WHAT IS EXPECTED: Return the lines from the line containing "Output the web" through the line containing "2.3, 1.5, 1.5];" exactly. No other line should appear in the answer.

WORKING DATA:
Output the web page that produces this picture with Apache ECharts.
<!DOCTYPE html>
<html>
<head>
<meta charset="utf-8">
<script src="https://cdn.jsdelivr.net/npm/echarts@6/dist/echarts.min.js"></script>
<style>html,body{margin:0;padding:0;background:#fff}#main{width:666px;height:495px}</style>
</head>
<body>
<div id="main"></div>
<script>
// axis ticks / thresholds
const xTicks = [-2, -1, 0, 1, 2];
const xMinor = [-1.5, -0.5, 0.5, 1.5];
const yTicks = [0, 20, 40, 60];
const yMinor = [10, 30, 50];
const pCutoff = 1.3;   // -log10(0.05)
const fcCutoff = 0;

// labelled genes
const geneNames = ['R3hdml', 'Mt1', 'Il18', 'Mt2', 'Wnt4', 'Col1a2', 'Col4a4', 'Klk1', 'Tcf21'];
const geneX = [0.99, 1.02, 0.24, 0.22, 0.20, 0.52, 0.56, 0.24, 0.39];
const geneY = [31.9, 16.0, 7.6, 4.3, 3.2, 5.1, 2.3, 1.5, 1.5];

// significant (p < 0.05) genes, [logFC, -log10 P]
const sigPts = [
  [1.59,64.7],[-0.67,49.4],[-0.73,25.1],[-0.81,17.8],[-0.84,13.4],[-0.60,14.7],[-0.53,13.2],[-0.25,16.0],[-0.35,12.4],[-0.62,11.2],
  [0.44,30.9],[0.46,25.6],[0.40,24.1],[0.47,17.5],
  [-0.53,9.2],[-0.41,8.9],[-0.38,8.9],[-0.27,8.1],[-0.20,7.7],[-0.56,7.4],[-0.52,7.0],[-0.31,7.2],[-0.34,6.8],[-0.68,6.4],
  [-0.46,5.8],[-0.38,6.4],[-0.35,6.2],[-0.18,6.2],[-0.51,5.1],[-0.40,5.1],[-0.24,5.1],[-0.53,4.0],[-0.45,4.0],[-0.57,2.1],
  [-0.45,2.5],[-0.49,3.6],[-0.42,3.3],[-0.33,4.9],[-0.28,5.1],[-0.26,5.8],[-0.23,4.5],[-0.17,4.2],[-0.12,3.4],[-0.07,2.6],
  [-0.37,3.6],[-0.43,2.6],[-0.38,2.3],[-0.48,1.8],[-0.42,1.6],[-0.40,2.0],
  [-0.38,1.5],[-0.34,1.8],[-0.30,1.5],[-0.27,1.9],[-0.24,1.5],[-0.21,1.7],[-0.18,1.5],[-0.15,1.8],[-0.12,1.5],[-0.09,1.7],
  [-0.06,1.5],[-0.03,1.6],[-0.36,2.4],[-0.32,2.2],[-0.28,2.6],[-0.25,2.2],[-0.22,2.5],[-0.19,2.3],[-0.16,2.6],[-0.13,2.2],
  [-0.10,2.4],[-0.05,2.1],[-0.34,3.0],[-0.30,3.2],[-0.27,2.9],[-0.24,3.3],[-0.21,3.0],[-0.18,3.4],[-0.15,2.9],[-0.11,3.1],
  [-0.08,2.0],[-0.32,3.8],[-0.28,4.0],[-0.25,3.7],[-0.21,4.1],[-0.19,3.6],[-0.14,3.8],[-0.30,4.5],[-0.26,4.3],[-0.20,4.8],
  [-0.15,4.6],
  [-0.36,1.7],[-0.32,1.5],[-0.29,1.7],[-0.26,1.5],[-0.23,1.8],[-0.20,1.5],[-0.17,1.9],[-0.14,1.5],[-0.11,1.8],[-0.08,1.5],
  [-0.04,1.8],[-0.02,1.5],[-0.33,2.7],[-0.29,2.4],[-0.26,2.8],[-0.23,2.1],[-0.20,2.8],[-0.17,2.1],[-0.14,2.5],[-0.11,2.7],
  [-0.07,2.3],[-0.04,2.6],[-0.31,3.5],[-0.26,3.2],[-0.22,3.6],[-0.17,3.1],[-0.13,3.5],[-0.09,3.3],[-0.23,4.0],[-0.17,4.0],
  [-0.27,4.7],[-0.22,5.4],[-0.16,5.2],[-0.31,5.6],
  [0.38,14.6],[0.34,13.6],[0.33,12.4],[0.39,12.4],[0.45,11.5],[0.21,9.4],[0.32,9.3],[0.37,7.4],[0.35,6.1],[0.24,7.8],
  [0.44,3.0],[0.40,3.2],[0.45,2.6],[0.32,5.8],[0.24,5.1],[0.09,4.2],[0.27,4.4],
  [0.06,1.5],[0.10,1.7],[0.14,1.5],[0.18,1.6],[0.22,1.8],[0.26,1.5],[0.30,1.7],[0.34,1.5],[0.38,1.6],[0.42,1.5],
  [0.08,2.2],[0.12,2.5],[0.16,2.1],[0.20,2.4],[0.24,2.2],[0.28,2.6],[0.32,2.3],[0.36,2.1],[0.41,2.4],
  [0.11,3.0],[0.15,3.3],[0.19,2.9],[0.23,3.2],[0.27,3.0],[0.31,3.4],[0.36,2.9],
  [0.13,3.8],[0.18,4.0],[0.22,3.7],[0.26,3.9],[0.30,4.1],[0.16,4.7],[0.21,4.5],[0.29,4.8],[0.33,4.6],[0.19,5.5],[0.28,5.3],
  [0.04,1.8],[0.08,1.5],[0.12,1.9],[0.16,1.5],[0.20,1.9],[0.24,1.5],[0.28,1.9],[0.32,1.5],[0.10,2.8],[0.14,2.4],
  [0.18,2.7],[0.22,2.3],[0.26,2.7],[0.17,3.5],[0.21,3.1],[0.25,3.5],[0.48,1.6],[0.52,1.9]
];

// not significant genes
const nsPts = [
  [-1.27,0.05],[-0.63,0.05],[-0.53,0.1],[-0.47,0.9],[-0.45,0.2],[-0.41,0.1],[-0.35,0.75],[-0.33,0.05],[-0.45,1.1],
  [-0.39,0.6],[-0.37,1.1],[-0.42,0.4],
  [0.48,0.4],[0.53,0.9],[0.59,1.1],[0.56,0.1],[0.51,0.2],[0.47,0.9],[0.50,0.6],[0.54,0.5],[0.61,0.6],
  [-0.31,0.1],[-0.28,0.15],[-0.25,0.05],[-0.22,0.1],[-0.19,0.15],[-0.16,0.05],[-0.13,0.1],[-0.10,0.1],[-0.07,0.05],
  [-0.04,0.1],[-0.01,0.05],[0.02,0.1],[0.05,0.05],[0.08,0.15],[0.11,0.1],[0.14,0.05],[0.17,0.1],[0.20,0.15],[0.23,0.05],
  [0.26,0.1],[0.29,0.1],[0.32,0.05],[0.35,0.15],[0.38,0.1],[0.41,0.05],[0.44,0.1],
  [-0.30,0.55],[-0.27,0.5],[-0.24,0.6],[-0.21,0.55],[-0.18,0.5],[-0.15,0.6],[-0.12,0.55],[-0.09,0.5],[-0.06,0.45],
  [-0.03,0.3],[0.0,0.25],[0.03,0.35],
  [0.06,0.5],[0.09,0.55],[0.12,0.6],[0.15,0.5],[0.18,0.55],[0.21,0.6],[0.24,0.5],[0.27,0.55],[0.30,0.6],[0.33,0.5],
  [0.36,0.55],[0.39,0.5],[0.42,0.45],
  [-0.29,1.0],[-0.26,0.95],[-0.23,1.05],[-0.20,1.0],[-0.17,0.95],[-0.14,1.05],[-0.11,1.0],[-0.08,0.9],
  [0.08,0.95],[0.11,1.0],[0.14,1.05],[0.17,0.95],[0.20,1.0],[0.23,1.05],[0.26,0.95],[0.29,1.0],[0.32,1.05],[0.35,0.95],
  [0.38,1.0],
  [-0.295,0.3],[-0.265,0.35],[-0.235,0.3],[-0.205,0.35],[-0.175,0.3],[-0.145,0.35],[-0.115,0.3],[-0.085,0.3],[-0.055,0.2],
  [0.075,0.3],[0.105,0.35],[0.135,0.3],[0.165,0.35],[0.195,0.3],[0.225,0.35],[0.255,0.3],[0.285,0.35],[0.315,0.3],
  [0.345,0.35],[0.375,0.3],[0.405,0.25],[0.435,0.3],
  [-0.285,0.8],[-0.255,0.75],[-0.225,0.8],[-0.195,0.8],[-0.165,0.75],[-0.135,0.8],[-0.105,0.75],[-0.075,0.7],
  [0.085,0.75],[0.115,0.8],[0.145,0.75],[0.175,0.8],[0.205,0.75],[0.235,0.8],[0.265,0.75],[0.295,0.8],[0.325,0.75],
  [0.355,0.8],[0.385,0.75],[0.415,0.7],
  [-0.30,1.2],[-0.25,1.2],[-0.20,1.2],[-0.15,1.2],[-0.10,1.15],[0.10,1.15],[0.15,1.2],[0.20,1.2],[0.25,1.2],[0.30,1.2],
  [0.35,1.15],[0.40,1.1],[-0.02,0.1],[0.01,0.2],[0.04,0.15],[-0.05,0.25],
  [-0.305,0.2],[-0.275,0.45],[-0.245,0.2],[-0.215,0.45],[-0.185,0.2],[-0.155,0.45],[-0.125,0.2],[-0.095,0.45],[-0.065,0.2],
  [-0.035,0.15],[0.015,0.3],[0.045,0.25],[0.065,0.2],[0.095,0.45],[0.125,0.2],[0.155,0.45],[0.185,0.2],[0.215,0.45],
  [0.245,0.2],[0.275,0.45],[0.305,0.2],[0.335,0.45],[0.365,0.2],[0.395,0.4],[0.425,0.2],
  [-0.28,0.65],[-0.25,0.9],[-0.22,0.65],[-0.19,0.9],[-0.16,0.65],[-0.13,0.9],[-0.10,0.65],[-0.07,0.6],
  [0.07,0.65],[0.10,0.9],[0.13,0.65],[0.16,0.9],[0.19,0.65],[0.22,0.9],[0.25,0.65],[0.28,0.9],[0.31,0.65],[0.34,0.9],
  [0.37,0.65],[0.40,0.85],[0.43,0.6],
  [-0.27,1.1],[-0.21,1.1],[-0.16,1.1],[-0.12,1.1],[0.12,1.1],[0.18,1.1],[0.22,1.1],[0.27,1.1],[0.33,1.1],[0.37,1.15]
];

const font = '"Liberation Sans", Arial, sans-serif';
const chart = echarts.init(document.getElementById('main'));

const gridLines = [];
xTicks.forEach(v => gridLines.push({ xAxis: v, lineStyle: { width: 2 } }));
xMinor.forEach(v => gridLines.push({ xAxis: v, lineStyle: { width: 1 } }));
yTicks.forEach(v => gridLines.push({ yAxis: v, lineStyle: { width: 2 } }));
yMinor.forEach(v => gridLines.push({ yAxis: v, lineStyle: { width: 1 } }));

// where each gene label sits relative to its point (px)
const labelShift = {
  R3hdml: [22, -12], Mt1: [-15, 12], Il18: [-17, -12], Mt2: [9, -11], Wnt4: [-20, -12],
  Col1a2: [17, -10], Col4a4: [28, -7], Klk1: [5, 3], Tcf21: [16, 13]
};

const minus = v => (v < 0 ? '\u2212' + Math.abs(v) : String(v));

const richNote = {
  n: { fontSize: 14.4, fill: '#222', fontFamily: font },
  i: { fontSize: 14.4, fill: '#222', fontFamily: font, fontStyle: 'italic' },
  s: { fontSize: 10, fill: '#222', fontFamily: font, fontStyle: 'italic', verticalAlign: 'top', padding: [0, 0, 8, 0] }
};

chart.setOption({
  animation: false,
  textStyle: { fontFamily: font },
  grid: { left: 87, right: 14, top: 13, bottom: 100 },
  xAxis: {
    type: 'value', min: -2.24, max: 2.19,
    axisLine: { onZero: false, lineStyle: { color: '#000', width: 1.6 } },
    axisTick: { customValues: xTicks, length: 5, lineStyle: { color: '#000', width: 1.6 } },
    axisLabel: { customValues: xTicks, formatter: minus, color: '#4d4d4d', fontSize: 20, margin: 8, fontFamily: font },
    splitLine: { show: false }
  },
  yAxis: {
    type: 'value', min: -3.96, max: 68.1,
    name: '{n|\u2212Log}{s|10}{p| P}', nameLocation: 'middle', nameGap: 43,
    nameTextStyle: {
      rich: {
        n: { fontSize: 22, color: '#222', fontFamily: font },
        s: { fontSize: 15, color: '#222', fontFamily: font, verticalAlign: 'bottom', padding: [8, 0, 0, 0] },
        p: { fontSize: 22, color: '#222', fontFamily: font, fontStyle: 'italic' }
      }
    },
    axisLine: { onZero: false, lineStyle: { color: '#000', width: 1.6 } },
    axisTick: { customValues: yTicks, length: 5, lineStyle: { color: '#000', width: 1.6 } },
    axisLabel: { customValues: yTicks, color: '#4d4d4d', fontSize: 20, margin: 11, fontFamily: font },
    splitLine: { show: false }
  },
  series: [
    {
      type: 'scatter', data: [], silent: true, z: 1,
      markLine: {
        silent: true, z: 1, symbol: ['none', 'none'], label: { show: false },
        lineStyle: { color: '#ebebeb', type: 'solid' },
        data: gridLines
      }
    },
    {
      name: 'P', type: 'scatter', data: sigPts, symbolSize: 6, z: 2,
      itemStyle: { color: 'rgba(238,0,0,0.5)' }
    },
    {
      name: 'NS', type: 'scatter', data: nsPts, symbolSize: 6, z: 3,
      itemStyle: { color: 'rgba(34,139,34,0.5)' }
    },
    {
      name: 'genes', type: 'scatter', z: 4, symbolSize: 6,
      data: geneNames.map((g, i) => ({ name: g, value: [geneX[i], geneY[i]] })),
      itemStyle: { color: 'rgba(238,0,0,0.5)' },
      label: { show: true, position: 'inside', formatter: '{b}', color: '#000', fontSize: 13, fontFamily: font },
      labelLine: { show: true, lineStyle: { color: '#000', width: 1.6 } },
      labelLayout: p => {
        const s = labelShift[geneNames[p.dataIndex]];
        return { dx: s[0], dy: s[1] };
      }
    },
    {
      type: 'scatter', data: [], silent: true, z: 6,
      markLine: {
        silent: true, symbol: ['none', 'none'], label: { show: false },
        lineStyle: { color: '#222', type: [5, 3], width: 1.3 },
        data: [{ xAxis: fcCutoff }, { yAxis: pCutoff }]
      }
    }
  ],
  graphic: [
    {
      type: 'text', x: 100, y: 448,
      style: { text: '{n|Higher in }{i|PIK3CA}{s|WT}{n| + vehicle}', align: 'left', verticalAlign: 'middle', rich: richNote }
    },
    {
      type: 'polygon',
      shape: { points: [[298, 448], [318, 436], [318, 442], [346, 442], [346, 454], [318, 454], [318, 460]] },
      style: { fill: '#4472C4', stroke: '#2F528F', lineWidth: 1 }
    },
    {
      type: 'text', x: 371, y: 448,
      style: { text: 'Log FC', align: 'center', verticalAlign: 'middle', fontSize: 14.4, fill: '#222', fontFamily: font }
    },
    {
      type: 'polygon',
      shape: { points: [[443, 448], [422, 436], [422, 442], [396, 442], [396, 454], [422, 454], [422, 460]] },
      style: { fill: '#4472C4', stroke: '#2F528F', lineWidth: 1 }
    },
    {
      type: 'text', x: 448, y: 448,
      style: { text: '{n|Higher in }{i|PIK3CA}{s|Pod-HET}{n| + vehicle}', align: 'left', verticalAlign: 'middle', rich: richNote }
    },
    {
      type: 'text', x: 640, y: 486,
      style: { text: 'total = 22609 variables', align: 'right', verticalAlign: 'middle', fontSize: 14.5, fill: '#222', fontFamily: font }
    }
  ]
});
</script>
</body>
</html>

--

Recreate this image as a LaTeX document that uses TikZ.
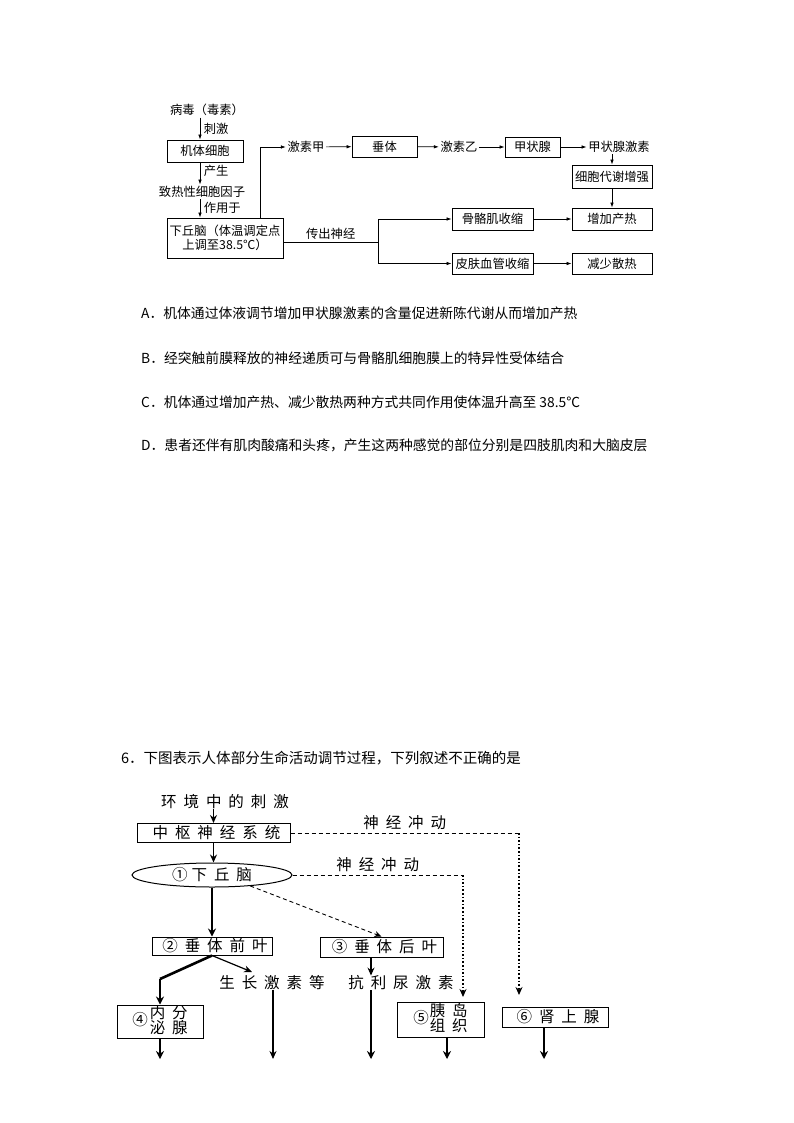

RESPONSE TO THIS TASK:
Output the web page that produces this picture with Apache ECharts.
<!DOCTYPE html>
<html>
<head>
<meta charset="utf-8">
<script src="https://cdn.jsdelivr.net/npm/echarts@6/dist/echarts.min.js"></script>
<style>html,body{margin:0;padding:0;background:#fff}#main{width:666px;height:495px}</style>
</head>
<body>
<div id="main"></div>
<script>
// axis ticks / thresholds
const xTicks = [-2, -1, 0, 1, 2];
const xMinor = [-1.5, -0.5, 0.5, 1.5];
const yTicks = [0, 20, 40, 60];
const yMinor = [10, 30, 50];
const pCutoff = 1.3;   // -log10(0.05)
const fcCutoff = 0;

// labelled genes
const geneNames = ['R3hdml', 'Mt1', 'Il18', 'Mt2', 'Wnt4', 'Col1a2', 'Col4a4', 'Klk1', 'Tcf21'];
const geneX = [0.99, 1.02, 0.24, 0.22, 0.20, 0.52, 0.56, 0.24, 0.39];
const geneY = [31.9, 16.0, 7.6, 4.3, 3.2, 5.1, 2.3, 1.5, 1.5];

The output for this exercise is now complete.